TRADING WITH THE ENEMY-VENDOR AND PURCHASER-SALE OF

LAND BY ATTORNEY OF ALIEN ENEMY.

Tingley v. Muller (1917) 2 Ch. 144. This is a case which has been already referred to in this journal. The defendant was a German resident in England. On May 20, 1915, he left England to return to Germany. Prior to his departure he gave an irrevocable power of attorney to his solicitors to sell his house in England; and the attorney, after the donor of the power had become an alien enemy, entered into a contract to sell the house to the plaintiff. The plaintiff subsequently discovered that at the time of the contract the vendor was an alien enemy, and he therefore brought the present action to have it declared that the contract was void, and for a return of his deposit.

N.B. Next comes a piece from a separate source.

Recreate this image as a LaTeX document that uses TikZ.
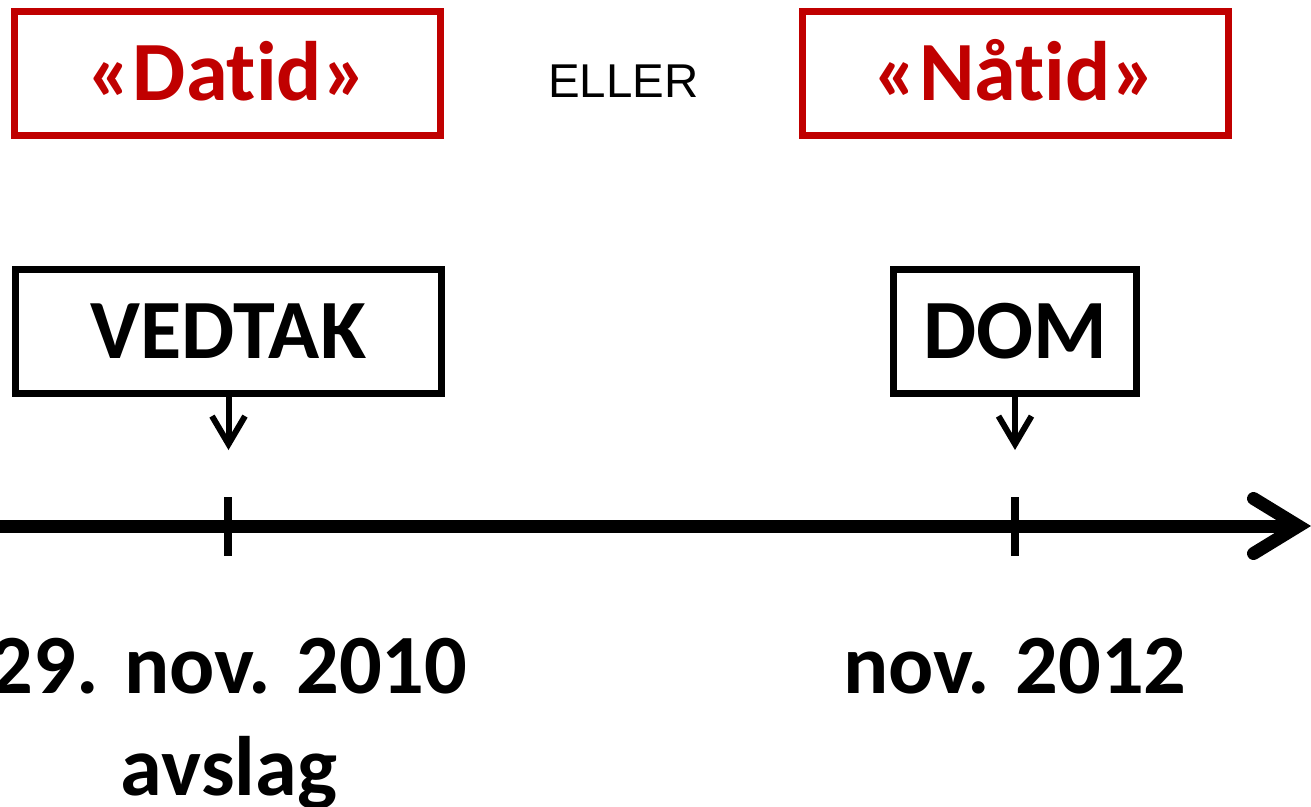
\documentclass[tikz,border=0pt]{standalone}
\usepackage{fontspec}
\setmainfont{Carlito}[Ligatures=NoCommon]
\newfontfamily\arialfont{Liberation Sans}
\usetikzlibrary{arrows.meta}
\definecolor{crimson}{RGB}{192,0,0}
\definecolor{ink}{RGB}{0,0,0}
\tikzset{
  >={Straight Barb[length=5.6mm,width=6.6mm]},
  era/.style={draw=crimson,text=crimson,line width=1.4mm,inner sep=0pt,
    minimum width=85.2mm,minimum height=24.8mm,text height=10.8mm,text depth=0pt,
    font=\fontsize{48}{58}\selectfont\bfseries},
  event/.style={era,draw=ink,text=ink},
  pointer/.style={->,line width=1.2mm,draw=ink},
  timeline/.style={-{Straight Barb[length=9mm,width=11mm,line cap=round]},line width=2.6mm,draw=ink},
  ticmark/.style={line width=1.6mm,draw=ink},
  datelabel/.style={font=\fontsize{48}{58}\selectfont\bfseries,align=center,anchor=base},
}
\begin{document}
\begin{tikzpicture}[x=0.2mm,y=-0.2mm]
  \useasboundingbox (0,0) rectangle (1311,806);
  % periods
  \node[era] (datid) at (227.5,73.5) {«Datid»};
  \node[font=\arialfont\fontsize{27}{32}\selectfont,anchor=base] (eller) at (623.5,97) {ELLER};
  \node[era] (natid) at (1015,73.5) {«Nåtid»};
  % events
  \node[event] (vedtak) at (228.5,331) {VEDTAK};
  \node[event,minimum width=48.6mm] (dom) at (1015,331) {DOM};
  \coordinate (vedtak hit) at (vedtak.south |- 0,450);
  \coordinate (dom hit) at (dom.south |- 0,450);
  \draw[pointer] (vedtak) -- (vedtak hit);
  \draw[pointer] (dom) -- (dom hit);
  % time axis
  \coordinate (axis start) at (0,526);
  \coordinate (axis end) at (1311,526);
  \draw[timeline] (axis start) -- (axis end);
  \draw[ticmark] (228,497) -- (228,556);
  \draw[ticmark] (1015,497) -- (1015,556);
  \node[datelabel] (vedtak date) at (229,795) {29. nov. 2010\\avslag};
  \node[datelabel] (dom date) at (1015,693) {nov. 2012};
\end{tikzpicture}
\end{document}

Eve, J., who tried the action, dismissed it on the ground that there was no sufficient evidence that the vendor at the time of the sale was in fact an alien enemy; but on this point the Court of Appeal (Lord Cozens-Hardy, M.R., and Eady, and Bankes, L.JJ.) found that he had erred; but they affirmed his judgment because at the time the power of attorney was given the donor was not an alien enemy, and that it was irrevocable, and might be carried out without further intercourse wth the donor, and with the assistance of the custodian under sec. 4 of the Trading with the Enemy Amendment Act, 1916, to whom so much of the purchase money as the vendor was beneficially entitled could be paid.

TRADING WITH THE ENEMY-PAYMENT OF DEBTS DUE BY ENEMY -GERMAN ORDINANCE CANCELLING LIABILITY TO PAY INTEREST ON DEBTS DUE BY GERMANS PENDING THE WAR. In re Krupp (1917) 2 Ch. 188. Certain assets of a German firm were being administered in England, out of which certain English creditors claimed to be paid. It was conceded that their debts were governed by German law, and that under the ordinary German law they bore interest from maturity at the rate of 5% per annum. But, after the war, an ordinance had been made in Germany cancelling the liability to pay interest on debts due to German enemies. Younger, J., held that this not being part of the ordinary law of Germany would not be recognized by English Courts, and he held that the debts in question bore interest according to the ordinary German law.

SETTLEMENT REAL ESTATE-NO WORDS OF LIMITATION-EQUIT

ABLE ESTATE.

In re Gillies, Archer v. Penny (1917) 2 Ch. 205. The question in this case was whether an equitable estate in fee could pass to a

cestui que trust without words of limitation. The facts were that by a voluntary settlement made in 1869 the settlor (after reciting that he was seized of, or entitled to, hereditaments in fee, and that, in consideration of natural love and affection for his wife and children, he was desirous of conveying the same upon the trusts and subject to the powers thereinafter declared) granted unto trustees therein named their heirs and assigns the lands in question, upon the trusts thereafter declared, viz.: upon certain trusts in favour of the settlor and his wife, during their joint lives, and the life of the survivor, and, subject thereto, upon trust for such one or more of their children as they should by deed jointly appoint, and in default of such appointment as the survivor of them by deed or will should appoint, and, in default of such appointment in trust for all their children who, being sons, should attain 21 or, being daughters, should attain that age or marry, in equal shares. The settler empowered the trustees to apply "the annual income of the share or fortune" to which any child should for the time being become entitled, for his or her maintenance; and further empowered the trustees to sell the trust estate and invest the proceeds upon the trusts thereinbefore declared. The father and mother being dead, and no appointment having been made, the question was raised whether or not the children took equitable estates in fee simple. Eve, J., who heard the case, held that the recitals in the deed were not a sufficient indication that the children were to take a fee, neither was the maintenance clause; neither was the clause empowering the trustees to sell the trust estate: but he was of the opinion that the powers of appointment showed clearly that the donees were authorized to appoint the fee, and were a sufficient indication of the settlor's intention that the children should take in default of appointment as large an estate as might have been appointed to them under the powers.

PRIZE COURT OUTBREAK OF WAR-DAYS OF GRACE ENEMY YACHT-HAGUE CONVENTION No. 6 ARTS. 1, 2.

The Germania (1917) A.C. 375. In this case the simple point to be determined was whether the Hague Convention, allowing days of grace to enemy's vessels in port at the outbreak of a war, applied to pleasure vessels. The President of the Admiralty Division held that it did not, but that it only applied to merchant vessels (1916) P. 5 (noted ante vol. 52, p. 189), and with that conclusion the Judicial Committee of the Privy Council (Lords Parker, Sumner, Parmoor, and Wrenbury, and Sir Arthur Channell), agree.